Having Fun

There’s something undeniably exciting about riding to church in a convoy of cars.

That’s what happened to me on Sunday morning. The bishop was off to make a pastoral visit to Christ Church, the largest in the diocese. We had a four-car convoy – the archdeacon at Christ Church in his own car, two congregants in the church’s van, the bishop’s Corolla, and a visiting bishop in a Forerunner. I felt like the president on his way to make some speech. Sure, A Corolla isn’t a heavily armored limo and our convoy was quickly broken up by motorized tricycle taxis darting in and out. But it still felt neat.

Then, a few block short of Christ Church – right in the middle of Owerri’s sprawling market – we were met by a band. A band! There were about six trumpets and a few drummers. The bishop put on his stole, screwed together his collapsible crozier, got out of the car, and started waving to shoppers in the market and blessing all who passed by.

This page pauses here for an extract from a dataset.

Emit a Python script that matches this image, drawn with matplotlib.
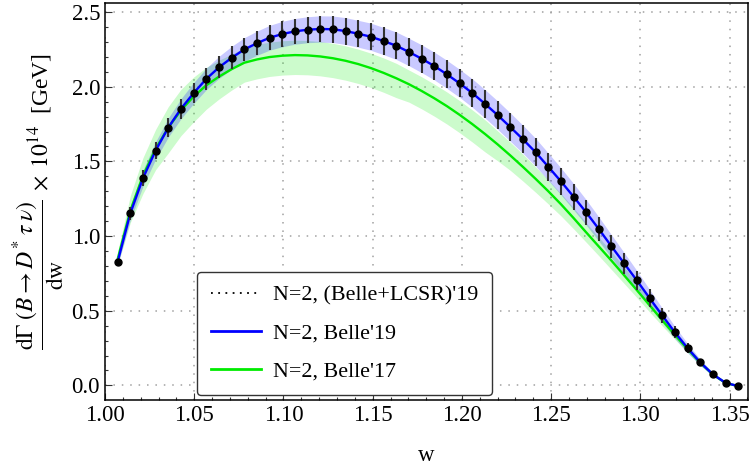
import matplotlib
matplotlib.use("Agg")
import matplotlib.pyplot as plt
from matplotlib.ticker import MultipleLocator
from matplotlib.lines import Line2D
import numpy as np

plt.rcParams['font.family'] = ['Liberation Serif', 'DejaVu Serif']
plt.rcParams['mathtext.fontset'] = 'stix'

# ---- data ----
w = [1.0071, 1.0142, 1.0213, 1.0284, 1.0355, 1.0426, 1.0497, 1.0568, 1.0639, 1.0710,
     1.0781, 1.0852, 1.0922, 1.0993, 1.1064, 1.1135, 1.1206, 1.1277, 1.1348, 1.1419,
     1.1490, 1.1561, 1.1632, 1.1703, 1.1774, 1.1845, 1.1916, 1.1987, 1.2058, 1.2129,
     1.2200, 1.2271, 1.2342, 1.2413, 1.2484, 1.2555, 1.2626, 1.2696, 1.2767, 1.2838,
     1.2909, 1.2980, 1.3051, 1.3122, 1.3193, 1.3264, 1.3335, 1.3406, 1.3477, 1.3548]

belle19 = [0.828, 1.152, 1.388, 1.573, 1.727, 1.853, 1.958, 2.053, 2.130, 2.194,
           2.250, 2.292, 2.328, 2.353, 2.371, 2.382, 2.387, 2.385, 2.373, 2.355,
           2.335, 2.306, 2.275, 2.233, 2.188, 2.139, 2.083, 2.023, 1.958, 1.886,
           1.810, 1.730, 1.648, 1.561, 1.464, 1.366, 1.263, 1.159, 1.047, 0.931,
           0.817, 0.703, 0.585, 0.469, 0.355, 0.250, 0.154, 0.074, 0.017, -0.005]

belle19_err = [0.020, 0.045, 0.054, 0.059, 0.064, 0.067, 0.070, 0.072, 0.074, 0.077,
               0.079, 0.081, 0.083, 0.085, 0.086, 0.087, 0.088, 0.089, 0.090, 0.090,
               0.091, 0.091, 0.092, 0.092, 0.093, 0.093, 0.094, 0.094, 0.095, 0.095,
               0.095, 0.095, 0.094, 0.093, 0.092, 0.090, 0.088, 0.085, 0.081, 0.077,
               0.072, 0.066, 0.058, 0.049, 0.040, 0.031, 0.021, 0.012, 0.005, 0.001]

belle17 = [0.845, 1.170, 1.405, 1.585, 1.727, 1.843, 1.935, 2.010, 2.068, 2.118,
           2.161, 2.183, 2.199, 2.208, 2.212, 2.210, 2.203, 2.191, 2.174, 2.152,
           2.125, 2.093, 2.057, 2.017, 1.972, 1.923, 1.870, 1.812, 1.750, 1.684,
           1.614, 1.540, 1.463, 1.383, 1.300, 1.213, 1.120, 1.025, 0.930, 0.835,
           0.737, 0.638, 0.537, 0.437, 0.338, 0.243, 0.152, 0.073, 0.016, -0.005]

belle17_up = [0.05, 0.10, 0.12, 0.13, 0.14, 0.14, 0.13, 0.12, 0.11, 0.10,
              0.10, 0.10, 0.10, 0.10, 0.10, 0.10, 0.10, 0.10, 0.10, 0.10,
              0.10, 0.10, 0.10, 0.095, 0.095, 0.095, 0.095, 0.095, 0.095, 0.095,
              0.09, 0.088, 0.085, 0.08, 0.076, 0.072, 0.068, 0.064, 0.062, 0.06,
              0.055, 0.05, 0.045, 0.038, 0.03, 0.024, 0.017, 0.01, 0.005, 0.0]

belle17_dn = [0.04, 0.08, 0.12, 0.14, 0.17, 0.17, 0.17, 0.16, 0.15, 0.14,
              0.13, 0.13, 0.13, 0.13, 0.13, 0.13, 0.13, 0.13, 0.13, 0.13,
              0.13, 0.13, 0.13, 0.12, 0.12, 0.12, 0.12, 0.12, 0.12, 0.12,
              0.11, 0.10, 0.095, 0.09, 0.085, 0.078, 0.072, 0.066, 0.062, 0.06,
              0.055, 0.05, 0.045, 0.038, 0.03, 0.024, 0.017, 0.01, 0.005, 0.0]

xticks = [1.00, 1.05, 1.10, 1.15, 1.20, 1.25, 1.30, 1.35]
yticks = [0.0, 0.5, 1.0, 1.5, 2.0, 2.5]
labels = ["N=2, (Belle+LCSR)'19", "N=2, Belle'19", "N=2, Belle'17"]

w_a = np.array(w)
b19 = np.array(belle19)
e19 = np.array(belle19_err)
b17 = np.array(belle17)

GREEN = (0.0, 0.92, 0.0)
BLUE = (0.0, 0.0, 1.0)

fig = plt.figure(figsize=(7.53, 4.68), dpi=100)
ax = fig.add_axes([0.1394, 0.1453, 0.8540, 0.8483])

# bands
ax.fill_between(w_a, b17 - np.array(belle17_dn), b17 + np.array(belle17_up),
                color=GREEN, alpha=0.2, linewidth=0, zorder=1)
ax.fill_between(w_a, b19 - e19, b19 + e19,
                color=BLUE, alpha=0.21, linewidth=0, zorder=2)

# lines
ax.plot(w_a, b17, color=GREEN, lw=1.7, zorder=3)
ax.plot(w_a, b19, color=BLUE, lw=1.7, zorder=4)

# points with error bars
ax.errorbar(w_a, b19, yerr=e19, fmt='o', color='black', ms=5,
            ecolor=(0.2, 0.2, 0.2), elinewidth=1.5, capsize=0, zorder=5)

ax.set_xlim(1.0, 1.3603)
ax.set_ylim(-0.098, 2.561)
ax.set_xticks(xticks)
ax.set_xticklabels([f"{t:.2f}" for t in xticks])
ax.set_yticks(yticks)
ax.set_yticklabels([f"{t:.1f}" for t in yticks])
ax.xaxis.set_minor_locator(MultipleLocator(0.01))
ax.yaxis.set_minor_locator(MultipleLocator(0.1))
ax.tick_params(which='both', direction='in', top=False, right=False,
               labelsize=16.5, width=0.8, color='#333333')
ax.tick_params(which='major', length=5)
ax.tick_params(which='minor', length=2.5)
ax.grid(True, which='major', color='#a0a0a0', linestyle=(0, (1, 4.5)), linewidth=1.1)
ax.set_axisbelow(True)
for s in ax.spines.values():
    s.set_linewidth(1.1)
    s.set_color('black')

ax.set_xlabel('w', fontsize=16.5, labelpad=14)
ax.set_ylabel(r'$\dfrac{\mathrm{d}\Gamma\;(B\rightarrow D^{*}\;\tau\;\nu)}{\mathrm{dw}}\;\times\; 10^{14}$  [GeV]',
              fontsize=17, labelpad=4)

# legend
handles = [Line2D([], [], color='black', linestyle=(0, (1, 3)), lw=1.3),
           Line2D([], [], color=BLUE, lw=2),
           Line2D([], [], color=GREEN, lw=2)]
leg = ax.legend(handles, labels, loc='lower left', bbox_to_anchor=(0.143, 0.0126),
                fontsize=15.8, handlelength=2.3, frameon=True, fancybox=True,
                framealpha=1, edgecolor='#333333', borderpad=0.62, labelspacing=0.8,
                handletextpad=0.55, borderaxespad=0)
leg.get_frame().set_linewidth(1.0)

fig.savefig('out.png', dpi=100)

Pretty soon, we were in the church compound where scores of people were in the yard to greet the bishops. They marched around to the front doors, blessing the members of the choir as they went, and – barely missing a beat – started the procession into the service.

I got mixed up in the procession with the choir and was swept down the centre aisle. There were a thousand people in the church and it was almost too much – overwhelming music, vivid colours in the clothing, dancing, and people, so many people. But it was also amazing – the energy, the enthusiasm, the sheer sense of the magnitude of what was going on.

(Pictures do not even begin to do this justice.)

The bishop greeted everyone in what amounted to a boisterous, exuberant fifteen-minute pre-service praise session – lots of Hallelujahs, lots of singing, lots of praying, lots of laughter. Then the bishops went off, vested, came back and did the service. The energy that was there at the beginning carried through the service.

Say what you want about Anglicans in Nigeria but this cannot be denied: they’re having fun.